1922 book by R. H. Tawney

Secondary Education for All is a 1922 book written by the historian and education theorist R. H. Tawney. It was written as a key policy statement for the rising Labour Party.

==Content==
The work analysed the provision of education at secondary level in the UK in the early 1920s and made recommendations for changes of governmental policy, specifically to administer the creation of a universal and free system of secondary education. One of the most pressing concerns in the work was the attempt to transform existing class relationships in an educational context; Tawney wished to see the elimination of the "vulgar irrelevancies of class inequality". It was written only a few years after the passage of the Education Act (1918) which had been engaged with by Tawney in his role as a key member of the Labour party's educational committee (alongside other figures such as Percy Nunn). Tawney's work was based on abstract and ideological considerations but also empirical case studies such as the extension of secondary education in Bradford and Birmingham.

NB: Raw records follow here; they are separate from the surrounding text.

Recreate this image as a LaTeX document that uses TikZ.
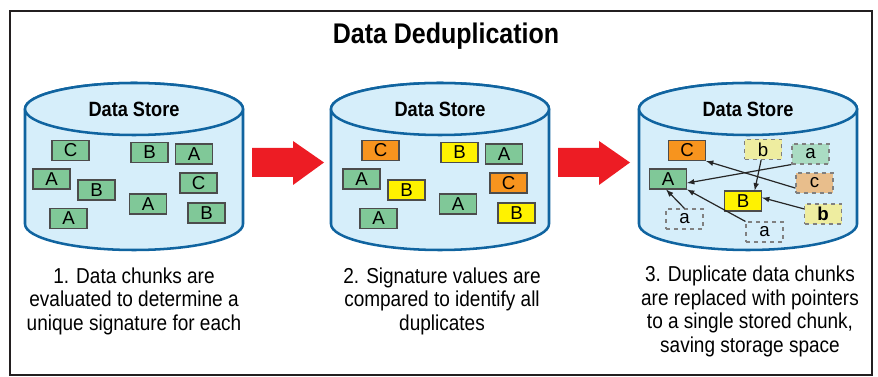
\documentclass[tikz,border=0pt]{standalone}
\usepackage{fontspec}
\setmainfont{Liberation Sans}[FakeStretch=0.88]
\newfontfamily\chunkfont{Liberation Sans}
\usepackage{tikz}
\usetikzlibrary{positioning}
\definecolor{storefill}{RGB}{214,238,250}
\definecolor{storeline}{RGB}{16,100,160}
\definecolor{chunkgreen}{RGB}{128,200,152}
\definecolor{chunkorange}{RGB}{247,148,30}
\definecolor{chunkyellow}{RGB}{255,242,0}
\definecolor{paleyellow}{RGB}{238,237,160}
\definecolor{palegreen}{RGB}{170,220,195}
\definecolor{paleorange}{RGB}{232,190,140}
\definecolor{arrowred}{RGB}{237,28,36}
\definecolor{framegray}{RGB}{35,31,32}

\begin{document}
\begin{tikzpicture}[
        x=0.75pt, y=-0.75pt,
        store/.style={fill=storefill, draw=storeline, line width=1.9pt},
        chunk/.style={rectangle, draw=black!70, line width=0.8pt, minimum width=27.75pt, minimum height=15pt, inner sep=0pt, font=\chunkfont\fontsize{14}{14}\selectfont},
        sigA/.style={chunk, fill=chunkgreen},
        sigB/.style={chunk, fill=chunkyellow},
        sigC/.style={chunk, fill=chunkorange},
        dup/.style={chunk, draw=black!50, dashed},
        pointer/.style={->, >=latex, line width=0.9pt, draw=black!85},
        caption/.style={align=center, anchor=north, inner sep=0pt, font=\fontsize{16.2}{17.6}\selectfont},
        storelabel/.style={anchor=base, inner sep=0pt, font=\bfseries\fontsize{15.5}{15.5}\selectfont}
    ]
    \useasboundingbox (0,0) rectangle (878,377);

    % Frame and title
    \draw[framegray, line width=1.6pt] (10,11) rectangle (872,375);
    \node[anchor=base, inner sep=0pt, font=\bfseries\fontsize{21.3}{21.3}\selectfont] (title) at (446,44) {Data Deduplication};

    % Data stores
    \foreach \cx/\n in {134/1, 440/2, 748/3} {
        \filldraw[store] (\cx-109,109) -- (\cx-109,224)
            arc[start angle=180, end angle=0, x radius=109, y radius=26]
            -- (\cx+109,109)
            arc[start angle=0, end angle=-180, x radius=109, y radius=26] -- cycle;
        \draw[store] (\cx,109) ellipse[x radius=109, y radius=26];
        \node[storelabel] (store\n) at (\cx,116.5) {Data Store};
    }

    % Arrows between stores
    \foreach \ax in {252, 558} {
        \fill[arrowred] (\ax,148) -- ++(41,0) -- ++(0,-7) -- (\ax+72,162.5)
            -- (\ax+41,185) -- ++(0,-8) -- (\ax,177) -- cycle;
    }

    % Stage 1 and stage 2 chunks
    \foreach \px/\py/\t [count=\k] in {70.5/150.5/C, 149.5/152.5/B, 194/154/A,
            51.5/179/A, 96.5/190/B, 198.5/183/C, 148/204/A, 68.5/218.5/A, 206.5/213/B} {
        \node[sigA] (a\k) at (\px,\py) {\t};
        \node[sig\t] (b\k) at (\px+310,\py) {\t};
    }

    % Stage 3 chunks
    \node[sigC] (kC) at (687,150.5) {C};
    \node[sigA] (kA) at (668,179) {A};
    \node[sigB] (kB) at (743,201) {B};
    \node[dup, fill=paleyellow] (p1) at (763,149.5) {b};
    \node[dup, fill=palegreen] (p2) at (810.5,154) {a};
    \node[dup, fill=paleorange] (p3) at (814.5,183) {c};
    \node[dup] (p4) at (684.5,219) {a};
    \node[dup] (p5) at (764.5,232) {a};
    \node[dup, fill=paleyellow] (p6) at (823,214) {\textbf{b}};

    % Pointers to stored chunks
    \draw[pointer] (p2.south west) -- (kA.-12);
    \draw[pointer] (p3.195) -- (kC.south east);
    \draw[pointer] (p1.-100) -- (kB.42);
    \draw[pointer] (p6.165) -- (kB.10);
    \draw[pointer] (p4.north) -- (kA.-100);
    \draw[pointer] (p5.north west) -- (kA.south east);

    % Captions
    \node[caption] (cap1) at (134,267.5) {1. Data chunks are\\evaluated to determine a\\unique signature for each};
    \node[caption] (cap2) at (442,267.5) {2. Signature values are\\compared to identify all\\duplicates};
    \node[caption] (cap3) at (750,266) {3. Duplicate data chunks\\are replaced with pointers\\to a single stored chunk,\\saving storage space};

\end{tikzpicture}
\end{document}
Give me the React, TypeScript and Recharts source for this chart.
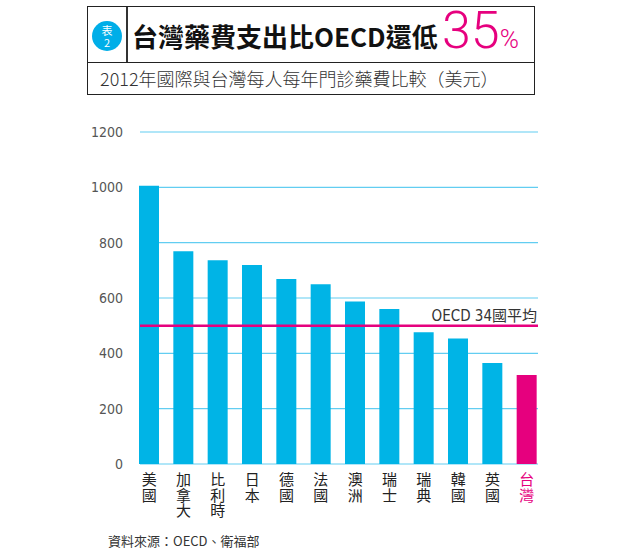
import { Bar, BarChart, CartesianGrid, Cell, ReferenceLine, XAxis, YAxis } from 'recharts';

const countries = ['美國', '加拿大', '比利時', '日本', '德國', '法國', '澳洲', '瑞士', '瑞典', '韓國', '英國', '台灣'];
const drugSpending = [1006, 769, 736, 719, 669, 650, 587, 560, 476, 454, 365, 322];
const yTicks = [0, 200, 400, 600, 800, 1000, 1200];
const oecdAverage = 500;
const highlight = '台灣';

const CYAN = '#00b4e6';
const PINK = '#e6007e';
const CJK = "'Noto Sans CJK TC', 'Noto Sans', sans-serif";
const NARROW = "'Liberation Sans Narrow', 'DejaVu Sans Condensed', sans-serif";

const data = countries.map((name, i) => ({ name, value: drugSpending[i] }));

function CharTick(props: any) {
  const { x, y, payload } = props;
  const chars = Array.from(String(payload.value));
  const color = payload.value === highlight ? PINK : '#222';
  return (
    <text x={x} y={y} textAnchor="middle" fill={color} fontSize={15} fontFamily={CJK}>
      {chars.map((c, i) => (
        <tspan key={i} x={x} dy={i === 0 ? 13 : 15.5}>{c}</tspan>
      ))}
    </text>
  );
}

function AvgLabel(props: any) {
  const vb = props.viewBox || {};
  return (
    <text x={vb.x + vb.width - 1} y={vb.y - 5} textAnchor="end" fill="#333" fontSize={15}>
      <tspan fontFamily={NARROW}>OECD 34</tspan>
      <tspan fontFamily={CJK}>國平均</tspan>
    </text>
  );
}

export default function App() {
  return (
    <div style={{ position: 'absolute', left: 0, top: 0, width: 620, height: 550, background: '#fff' }}>
      {/* title box */}
      <div style={{ position: 'absolute', left: 87, top: 6, width: 448, height: 89, border: '1.5px solid #222', boxSizing: 'border-box' }}>
        <div style={{ position: 'absolute', left: 0, right: 0, top: 55, borderTop: '1.5px solid #222' }} />
        <div style={{ position: 'absolute', left: 38, top: 0, height: 55, borderLeft: '2.5px solid #333' }} />
        <div style={{
          position: 'absolute', left: 4, top: 14, width: 30, height: 30, borderRadius: 15, background: '#00aee8',
          color: '#fff', fontFamily: CJK, fontSize: 11, lineHeight: '12px', textAlign: 'center', paddingTop: 3, boxSizing: 'border-box',
        }}>表<br />2</div>
        <div style={{ position: 'absolute', left: 44, top: 14, fontFamily: CJK, fontWeight: 700, fontSize: 26, lineHeight: '30px', color: '#111', whiteSpace: 'nowrap' }}>
          台灣藥費支出比OECD還低
        </div>
        <div style={{ position: 'absolute', left: 354, top: -6, fontFamily: "Roboto, 'Noto Sans', sans-serif", fontWeight: 300, color: PINK, whiteSpace: 'nowrap', lineHeight: '60px' }}>
          <span style={{ fontSize: 52 }}>35</span><span style={{ fontSize: 26 }}>%</span>
        </div>
        <div style={{ position: 'absolute', left: 12, top: 60, fontFamily: CJK, fontWeight: 300, fontSize: 18, lineHeight: '22px', color: '#333', whiteSpace: 'nowrap' }}>
          2012年國際與台灣每人每年門診藥費比較（美元）
        </div>
      </div>

      <div style={{ position: 'absolute', left: 0, top: 0 }}>
        <BarChart width={620} height={550} data={data} margin={{ top: 132, right: 82, bottom: 56, left: 80 }} barSize={20}>
          <CartesianGrid vertical={false} stroke="#62cdf1" strokeWidth={1.2} />
          <XAxis dataKey="name" height={30} interval={0} tickLine={false} axisLine={false} padding={{ left: -8, right: -6 }} tick={<CharTick />} />
          <YAxis width={60} domain={[0, 1200]} ticks={yTicks} tickLine={false} axisLine={false} tickMargin={11}
            tick={{ fill: '#555', fontSize: 14, fontFamily: NARROW }} />
          <Bar dataKey="value" isAnimationActive={false}>
            {data.map((d) => (
              <Cell key={d.name} fill={d.name === highlight ? PINK : CYAN} />
            ))}
          </Bar>
          <ReferenceLine y={oecdAverage} stroke={PINK} strokeWidth={2.5} label={<AvgLabel />} />
        </BarChart>
      </div>

      <div style={{ position: 'absolute', left: 108, top: 531, fontFamily: CJK, fontSize: 13, color: '#333', whiteSpace: 'nowrap' }}>
        資料來源：OECD、衛福部
      </div>
    </div>
  );
}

Tawney also propounded the need for a variety of secondary schools based on local circumstances, but was adamant that variety should not involve the perpetuation of class distinctions and inequities.

==Legacy and influence==
The document foreshadowed Tawney's later work on the Hadow Report; his work on that as well as Secondary Education for All, particularly in terms of the espousal of a universal system of secondary education, was deeply influential in the provisions of the Education Act 1944 and the extension of the compulsory school leaving age to 15 in 1947. The work was not intended to lead to instantaneous changes, since it suggested that such transformations would be undertaken over the course of 'a generation'.

The legacy of the work is remarkable given the widespread feeling that it was not practical or desirable among a wide number of groups, particularly businessmen and employers, who considered the idea of universal secondary education to be both expensive and not necessarily successful or productive. Although in retrospect such a proposal may seem obvious, at the time it was not: in 1921, for instance, merely one in eleven (just above 9%) of all those aged over 11 and under 15 went to secondary schools in some form.